Pictures stay out of this copy; please retype only the lines from the start of the records through the line with "from matplotlib.ticker import MultipleLocator".
**** Exercise material
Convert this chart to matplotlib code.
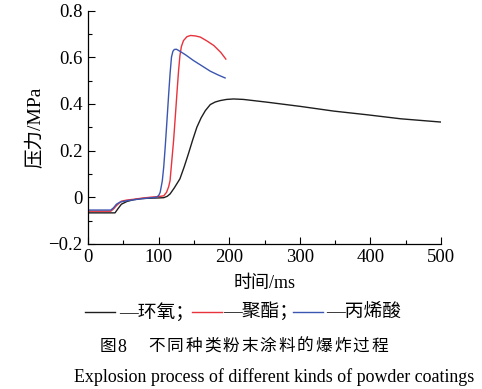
import matplotlib
matplotlib.use("Agg")
import matplotlib.pyplot as plt
from matplotlib.lines import Line2D
from matplotlib.ticker import MultipleLocator

# Data
epoxy_t = [0, 38, 42, 47, 55, 64, 75, 88, 100, 107, 112, 116, 122, 130, 136, 142, 148, 154, 160, 166, 173, 180, 187, 196, 206, 220, 254, 301, 348, 396, 443, 500]
epoxy_p = [-0.067, -0.067, -0.05, -0.03, -0.018, -0.011, -0.006, -0.004, -0.003, -0.002, 0.004, 0.014, 0.04, 0.079, 0.13, 0.186, 0.245, 0.30, 0.34, 0.371, 0.397, 0.408, 0.414, 0.419, 0.421, 0.419, 0.407, 0.389, 0.369, 0.353, 0.336, 0.322]

polyester_t = [0, 32, 36, 40, 47, 55, 64, 76, 88, 100, 107, 111, 114, 116, 118, 121, 124, 126, 128, 130, 132, 135, 140, 145, 152, 159, 168, 178, 188, 195]
polyester_p = [-0.06, -0.06, -0.05, -0.036, -0.017, -0.012, -0.009, -0.004, 0.0, 0.003, 0.006, 0.021, 0.045, 0.071, 0.14, 0.243, 0.37, 0.457, 0.54, 0.607, 0.645, 0.671, 0.688, 0.693, 0.691, 0.686, 0.67, 0.65, 0.62, 0.592]

acrylic_t = [0, 32, 36, 40, 45, 55, 64, 80, 97, 100, 102, 105, 107, 109, 111, 114, 116, 118, 120, 122, 125, 128, 138, 149, 160, 173, 184, 194]
acrylic_p = [-0.055, -0.055, -0.045, -0.03, -0.021, -0.015, -0.011, -0.005, 0.0, 0.008, 0.021, 0.07, 0.129, 0.21, 0.30, 0.44, 0.529, 0.60, 0.625, 0.633, 0.634, 0.629, 0.61, 0.586, 0.565, 0.54, 0.524, 0.511]

xticks = [0, 100, 200, 300, 400, 500]
yticks = [-0.2, 0, 0.2, 0.4, 0.6, 0.8]
ytick_labels = ["\u22120.2", "0", "0.2", "0.4", "0.6", "0.8"]

fonts = ["Liberation Serif", "Noto Sans CJK SC", "DejaVu Sans"]
plt.rcParams["font.family"] = fonts
plt.rcParams["axes.unicode_minus"] = True

fig = plt.figure(figsize=(4.82, 3.89), dpi=100)
ax = fig.add_axes([0.183, 0.373, 0.732, 0.6])

c_black = "#1e1e1e"
c_red = "#e8323c"
c_blue = "#3a56b0"
ax.plot(epoxy_t, epoxy_p, color=c_black, lw=1.0)
ax.plot(polyester_t, polyester_p, color=c_red, lw=1.0)
ax.plot(acrylic_t, acrylic_p, color=c_blue, lw=1.0)

ax.set_xlim(0, 500)
ax.set_ylim(-0.2, 0.8)
ax.set_xticks(xticks)
ax.set_yticks(yticks)
ax.set_yticklabels(ytick_labels, family=fonts)
ax.set_xticklabels([str(v) for v in xticks], family=fonts)
ax.xaxis.set_minor_locator(MultipleLocator(50))
ax.yaxis.set_minor_locator(MultipleLocator(0.1))
ax.spines["top"].set_visible(False)
ax.spines["right"].set_visible(False)
for s in ("left", "bottom"):
    ax.spines[s].set_linewidth(0.9)
ax.tick_params(which="major", direction="in", length=5, width=0.8, labelsize=13.5, pad=4)
ax.tick_params(which="minor", direction="in", length=3, width=0.8)

ax.set_xlabel("时间/ms", fontsize=13, family=fonts, labelpad=6)
ax.set_ylabel("压力/MPa", fontsize=14, family=fonts)
ax.yaxis.set_label_coords(-0.125, 0.5)

W, H = 482.0, 389.0
def fx(px):
    return px / W
def fy(py):
    return 1 - py / H

# Legend line row
ly = 312
for (x0, x1, col, txt, tx) in [(85, 115, c_black, "—环氧；", 119),
                                 (192, 222, c_red, "—聚酯；", 223),
                                 (293, 323, c_blue, "—丙烯酸", 326)]:
    fig.add_artist(Line2D([fx(x0), fx(x1)], [fy(ly), fy(ly)], color=col, lw=1.0))
    fig.text(fx(tx), fy(ly), txt, fontsize=13.5, family=fonts, ha="left", va="center")

# Caption
fig.text(fx(100), fy(347), "图", fontsize=12, family=fonts, ha="left", va="center")
fig.text(fx(117), fy(347), "8", fontsize=13, family=fonts, ha="left", va="center")
cap = "不同种类粉末涂料的爆炸过程"
for i, ch in enumerate(cap):
    fig.text(fx(148 + i * 18.6), fy(347), ch, fontsize=12, family=fonts, ha="left", va="center")

fig.text(fx(274), fy(377), "Explosion process of different kinds of powder coatings",
         fontsize=12.9, family=fonts, ha="center", va="center")

fig.savefig("out.png", dpi=100)
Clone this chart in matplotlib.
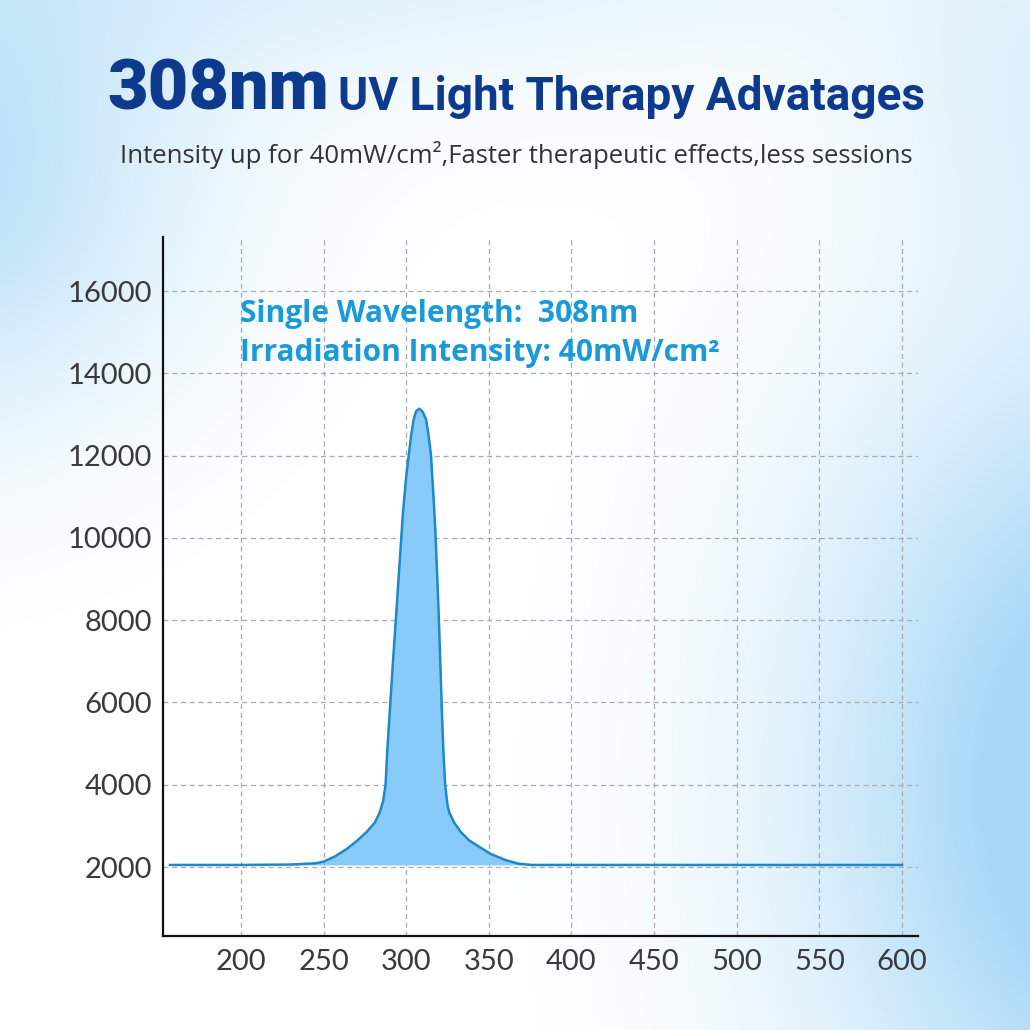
import numpy as np
import matplotlib
matplotlib.use("Agg")
import matplotlib.pyplot as plt

# spectrum (wavelength nm, intensity)
wavelength = [157, 200, 230, 245, 250, 257, 264, 270, 276, 281, 284, 286, 287.5, 288.5,
              290, 292, 294, 296, 298, 300, 301.5, 303, 304.5, 306, 308, 310, 312, 313.5,
              315, 316.5, 317.6, 318.6, 319.6, 320.6, 321.6, 322.6, 323.6, 325, 326, 329,
              333, 338, 343, 351, 360, 368, 376, 400, 600]
intensity = [2050, 2050, 2060, 2090, 2130, 2260, 2440, 2630, 2850, 3080, 3330, 3600, 4000, 4800,
             5760, 7000, 8190, 9400, 10600, 11500, 12000, 12500, 12880, 13080, 13140, 13060, 12880, 12500,
             12000, 11000, 10200, 9200, 8190, 7000, 5760, 4700, 3980, 3500, 3330, 3080,
             2850, 2650, 2520, 2320, 2170, 2080, 2050, 2050, 2050]

x_ticks = [200, 250, 300, 350, 400, 450, 500, 550, 600]
y_ticks = [2000, 4000, 6000, 8000, 10000, 12000, 14000, 16000]

title_big = "308nm"
title_rest = "UV Light Therapy Advatages"
subtitle = "Intensity up for 40mW/cm\u00b2,Faster therapeutic effects,less sessions"
note_lines = ["Single Wavelength:  308nm", "Irradiation Intensity: 40mW/cm\u00b2"]

fig = plt.figure(figsize=(10.3, 10.3), dpi=100)

# soft blue background
H = W = 1030
yy, xx = np.mgrid[0:H, 0:W]
def blob(cx, cy, sx, sy):
    return np.exp(-(((xx - cx) / sx) ** 2 + ((yy - cy) / sy) ** 2))
a = (blob(-80, 180, 260, 240) * 0.8 + blob(1140, 790, 310, 430) * 1.3
     + blob(300, -80, 600, 160) * 0.4 + blob(1080, 80, 200, 200) * 0.3)
a = np.clip(a, 0, 1)[..., None]
blue = np.array([0.66, 0.85, 0.97])
bg_img = (1 - a) * np.ones(3) + a * blue
bg = fig.add_axes([0, 0, 1, 1], zorder=-10)
bg.imshow(bg_img, aspect="auto", extent=[0, 1, 0, 1])
bg.axis("off")

ax = fig.add_axes([163 / 1030, 1 - 936 / 1030, (918 - 163) / 1030, (936 - 237) / 1030])
ax.patch.set_alpha(0)

base = intensity[0]
ax.fill_between(wavelength, intensity, base, color="#88CBF8", linewidth=0, zorder=2)
ax.plot(wavelength, intensity, color="#1E88C8", linewidth=1.8, zorder=3)

ax.set_xlim(152.8, 609.7)
ax.set_ylim(323, 17313)
ax.set_xticks(x_ticks)
ax.set_yticks(y_ticks)
ax.grid(True, color="#AAAAAA", linestyle=(0, (4, 3)), linewidth=0.9, zorder=1)
ax.set_axisbelow(True)
for s in ["top", "right"]:
    ax.spines[s].set_visible(False)
for s in ["left", "bottom"]:
    ax.spines[s].set_linewidth(1.6)
    ax.spines[s].set_color("#111111")
ax.tick_params(axis="both", length=0, labelsize=21, labelcolor="#3A3A3A")
ax.tick_params(axis="x", pad=9)
ax.tick_params(axis="y", pad=8)
for lab in ax.get_xticklabels() + ax.get_yticklabels():
    lab.set_family("Lato")

ax.text(199.5, 15440, note_lines[0], fontsize=21.5, fontweight="bold", family="Open Sans",
        color="#1A9AD9", va="center", ha="left")
ax.text(199.5, 14495, note_lines[1], fontsize=21.5, fontweight="bold", family="Open Sans",
        color="#1A9AD9", va="center", ha="left")

fig.text(107 / 1030, 1 - 110 / 1030, title_big, fontsize=50.5, fontweight="heavy",
         family="Roboto", color="#0D3A8C", ha="left", va="baseline")
fig.text(338 / 1030, 1 - 110 / 1030, title_rest, fontsize=33, fontweight="bold",
         family="Roboto", color="#0D3A8C", ha="left", va="baseline")
fig.text(120 / 1030, 1 - 163 / 1030, subtitle, fontsize=18.5, family="Open Sans",
         color="#333333", ha="left", va="baseline")

fig.savefig("out.png", dpi=100)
********
Worked answer:
Convert this chart to matplotlib code.
import matplotlib
matplotlib.use("Agg")
import matplotlib.pyplot as plt
from matplotlib.lines import Line2D
from matplotlib.ticker import MultipleLocator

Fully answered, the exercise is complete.